Authentic leadership requires that we honestly evaluate our own abilities and identify our strengths and weaknesses. No one is strong in all areas and that becomes even more true as leaders rise to more responsible positions.
Recently, I was having a business discussion with a friend and the subject turned to marketing. I mentioned that I did not enjoy the marketing piece of business and that I wasn’t really good at it. I explained that marketing had become quite complex and I felt I needed help from an expert. My friend told me I should not be negative and that if I used more positive language I would find I could become better at marketing.
The concept of success through positive thought isn’t new. From Dr. Norman Vincent Peale’s The Power of Positive Thinking, published in 1952, to current emphasis on Neuro-Linguistic Programing, there is no shortage of sources claiming that by simply using positive language and thought, problems will melt away.
While I agree that positive thought is certainly better than negative thought, I also firmly believe that honesty with yourself and your team is critical. One of the most important tasks for leaders is to understand their own strengths and weaknesses. Part of that task is evaluating those weaknesses and deciding what action to take.
This is the key point of authentic leadership. A leader must know and accept their own strengths and weaknesses. That doesn’t mean wallowing in self-pity. Instead, authentic leadership means evaluating weaknesses, then deciding whether to improve your own ability or find someone for whom that area is a strength. Leaders who try to hide their weaknesses or pretend they know everything and can do anything are quickly found out by their team and their effectiveness diminishes.
Let me give you an example.
In the Air Force I was assigned to lead a large, complex organization. While I understood the basics, I was far from an expert in the various technical aspects of the organization’s mission. That meant I had two choices. I could “fake it” and pretend to have the expertise in those technical aspects, or I could admit that I didn’t have that expertise.
The first option would mean acting as though I really knew more than I did. No amount of positive self-talk or bluster would have made me an expert or convinced my organization that I was. In fact, it would have taken the real experts very little time to see the truth, after which my effectiveness as a leader would be severely compromised.

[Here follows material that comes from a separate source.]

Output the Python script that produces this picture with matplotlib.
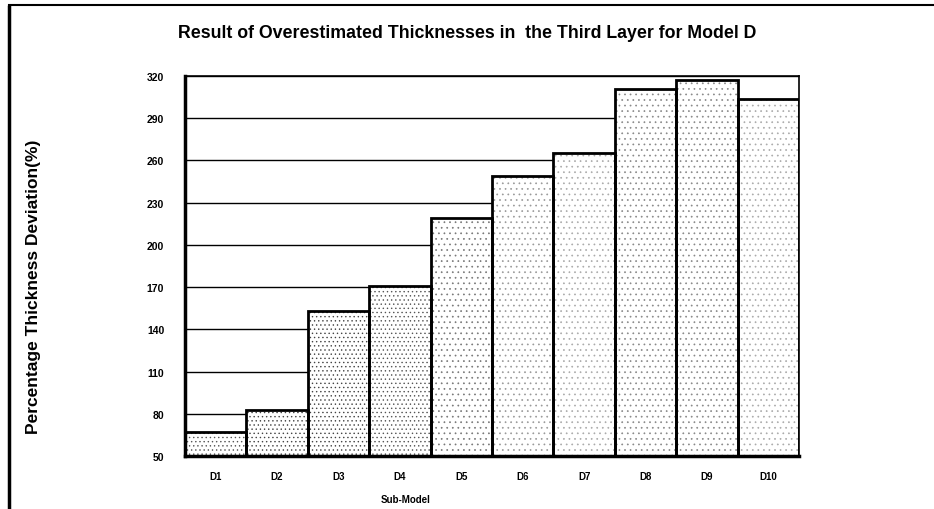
import matplotlib
matplotlib.use("Agg")
import matplotlib.pyplot as plt
from matplotlib.lines import Line2D

categories = ["D1", "D2", "D3", "D4", "D5", "D6", "D7", "D8", "D9", "D10"]
values = [67, 83, 153, 171, 219, 249, 265, 311, 317, 304]
yticks = [50, 80, 110, 140, 170, 200, 230, 260, 290, 320]
hatches = ["....", "....", "....", "....", "...", "...", "...", "...", "...", "..."]
hatch_colors = ["#555555", "#444444", "#444444", "#555555", "#777777",
                "#999999", "#aaaaaa", "#888888", "#888888", "#aaaaaa"]

plt.rcParams['font.family'] = ['Liberation Sans', 'DejaVu Sans']
plt.rcParams['hatch.linewidth'] = 0.5

fig = plt.figure(figsize=(9.34, 5.10), dpi=100)
ax = fig.add_axes([185/934, 1 - 457/510, (799-185)/934, (457-77)/510])

ax.set_ylim(50, 320)
ax.set_xlim(-0.5, len(categories) - 0.5)
ax.set_yticks(yticks)
ax.yaxis.grid(True, color='black', linewidth=1.0)
ax.set_axisbelow(True)

x = list(range(len(categories)))
# texture layer
tex = ax.bar(x, values, width=1.0, color='white', edgecolor=hatch_colors,
             linewidth=0, zorder=3)
for b, h in zip(tex, hatches):
    b.set_hatch(h)
# outline layer
ax.bar(x, values, width=1.0, fill=False, edgecolor='black', linewidth=2.0, zorder=4)

ax.set_xticks(x)
ax.set_xticklabels(categories, fontsize=7, fontweight='bold')
for lbl in ax.get_yticklabels():
    lbl.set_fontsize(7.5)
    lbl.set_fontweight('bold')
ax.tick_params(axis='y', length=0, pad=15)
ax.tick_params(axis='x', length=0, pad=11)

for s in ['left', 'bottom']:
    ax.spines[s].set_linewidth(2.5)
for s in ['top', 'right']:
    ax.spines[s].set_linewidth(1.2)
for s in ax.spines.values():
    s.set_zorder(5)

fig.text(406/934, 1 - 500/510, "Sub-Model", ha='center', va='center',
         fontsize=7, fontweight='bold')
fig.text(34/934, 1 - 287/510, "Percentage Thickness Deviation(%)", rotation=90,
         ha='center', va='center', fontsize=12.5, fontweight='bold')
fig.text(467/934, 1 - 34/510,
         "Result of Overestimated Thicknesses in  the Third Layer for Model D",
         ha='center', va='center', fontsize=12.8, fontweight='bold')

fig.add_artist(Line2D([9/934, 9/934], [0, 1 - 8/510], transform=fig.transFigure,
                      color='black', linewidth=2.5))
fig.add_artist(Line2D([9/934, 1.0], [1 - 6/510, 1 - 6/510], transform=fig.transFigure,
                      color='black', linewidth=1.5))

fig.savefig("out.png", dpi=100)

The second option would mean making myself vulnerable to the organization and potentially diminishing my effectiveness as a leader. This is the avenue I chose. But, this doesn’t mean I just shrugged my shoulders and said, “I’m not good at this.” Instead, I sat down with my leadership team, owned up to my weakness, and explained I would need their help while I filled in my knowledge gaps so I could better support them.
That organization went on to some amazing accomplishments under some difficult conditions. As the organization’s leader, I didn’t need to be the expert. Instead, I needed to support those who were the experts.
Positive thinking is powerful and leaders should strive to remain positive. But, authentic leadership also means being honest with yourself and your team.